Il primo Giubileo risale al 1300 (Bonifacio VIII) e ben presto le indulgenze che accorciano il tempo del purgatorio diventeranno merce di scambio tra Chiesa e fedeli tanto che questo sarà uno dei motivi principali delle 95 tesi di Lutero (1517) e della conseguente scissione protestante.

Quest'anno si apre il "Giubileo della Speranza", in una società costituita prevalentemente proprio da quella classe media (siamo noi) per cui è stato inventato il Purgatorio e le indulgenze, abituata ad ottenere facilmente quello di cui ha bisogno, ad esempio varcando la Porta Santa e poco altro. La Chiesa Cattolica in questo modo offre ai suoi presunti fedeli la Speranza, un sentimento umano che fa molto comodo a chi pretende di gestire il mondo spirituale e pure un po' quello materiale.

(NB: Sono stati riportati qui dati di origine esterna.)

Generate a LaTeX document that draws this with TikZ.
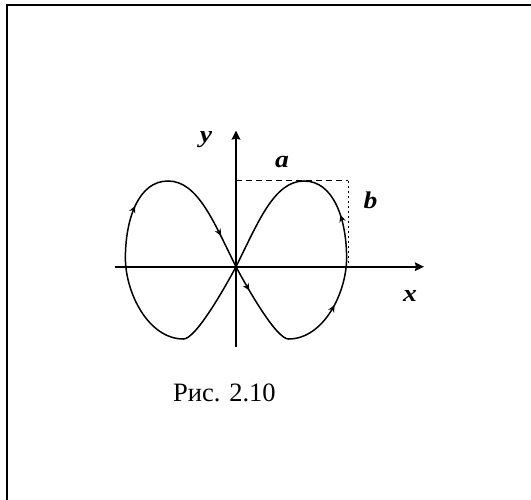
\documentclass[tikz,border=0pt]{standalone}
\usepackage{fontspec}
\setmainfont{Liberation Serif}
\usetikzlibrary{arrows.meta,decorations.markings}
\begin{document}
\begin{tikzpicture}[x=1pt,y=-1pt,
  axis/.style={line width=2pt,-{Stealth[length=9pt,width=8.5pt,inset=1pt]}},
  curve/.style={line width=1.5pt,line join=round,line cap=round},
  markat/.style={curve,postaction={decorate},decoration={markings,
     mark=at position #1 with {\arrow{Stealth[length=7pt,width=6.5pt]}}}},
  lab/.style={font=\fontsize{24}{28}\selectfont\bfseries\itshape,anchor=base,xscale=1.15,inner sep=0pt},
  caption/.style={font=\fontsize{26.5}{30}\selectfont,anchor=base west,inner sep=0pt}]
\useasboundingbox (0,0) rectangle (531,499);
% frame (only top and left edges visible)
\draw[line width=2pt] (7,500) -- (7,5) -- (532,5);
% axes
\coordinate (O) at (236,266.7);
\coordinate (xs) at (115,266.7);
\coordinate (xe) at (424,266.7);
\coordinate (ys) at (236,346.7);
\coordinate (ye) at (236,130.5);
\draw[axis] (xs) -- (xe);
\draw[axis,line width=2.3pt] (ys) -- (ye);
% dashed guides
\coordinate (A) at (236,180.5);
\coordinate (C) at (348.3,180.5);
\coordinate (D) at (348.3,266.7);
\draw[line width=0.8pt,dash pattern=on 6pt off 4pt] (A) -- (C);
\draw[line width=1pt,dash pattern=on 2pt off 3pt] (C) -- (D);
% key points of the figure-eight
\coordinate (P)  at (304,181);   % top right
\coordinate (E)  at (346.6,258); % right extreme
\coordinate (B)  at (288.5,339); % bottom right
\coordinate (P') at (168,181);   % top left
\coordinate (E') at (125.4,258); % left extreme
\coordinate (B') at (183.5,339); % bottom left
% right lobe
\draw[markat=0.3]  (O) .. controls (248,289.3) and (276.5,339) .. (B);
\draw[markat=0.55] (B) .. controls (323.5,339) and (346.6,293) .. (E);
\draw[markat=0.45] (E) .. controls (346.6,220) and (334,181) .. (P);
\draw[curve]       (P) .. controls (274,181) and (258,222.7) .. (O);
% left lobe
\draw[curve]       (O) .. controls (224,289.3) and (195.5,339) .. (B');
\draw[curve]       (B') .. controls (148.5,339) and (125.4,293) .. (E');
\draw[markat=0.55] (E') .. controls (125.4,220) and (138,181) .. (P');
\draw[markat=0.7]  (P') .. controls (198,181) and (214,222.7) .. (O);
% labels
\node[lab] (ly) at (206,142.3) {y};
\node[lab] (la) at (282,167.3) {a};
\node[lab] (lb) at (370.5,208.3) {b};
\node[lab] (lx) at (410,301.7) {x};
\node[caption] (cap) at (173,401) {Рис. 2.10};
\end{tikzpicture}
\end{document}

NOTA: sulla speranza e sulla sua ambiguità mi piace citare una dichiarazione di Mario Monicelli: "La speranza di cui parlate è una trappola, una brutta parola, non si deve usare. La speranza è una trappola inventata dai padroni. La speranza è quella di quelli che ti dicono che Dio .... state buoni, state zitti, pregate che avrete il vostro riscatto, la vostra ricompensa nell’aldilà. Intanto, perciò, adesso, state buoni: ci sarà un aldilà. Così dice questo: state buoni, tornate a casa. Sì siete dei precari, ma tanto fra 2 o 3 mesi vi riassumiamo ancora, vi daremo il posto. State buoni, andate a casa e .... stanno tutti buoni. Mai avere speranza! La speranza è una trappola, una cosa infame inventata da chi comanda".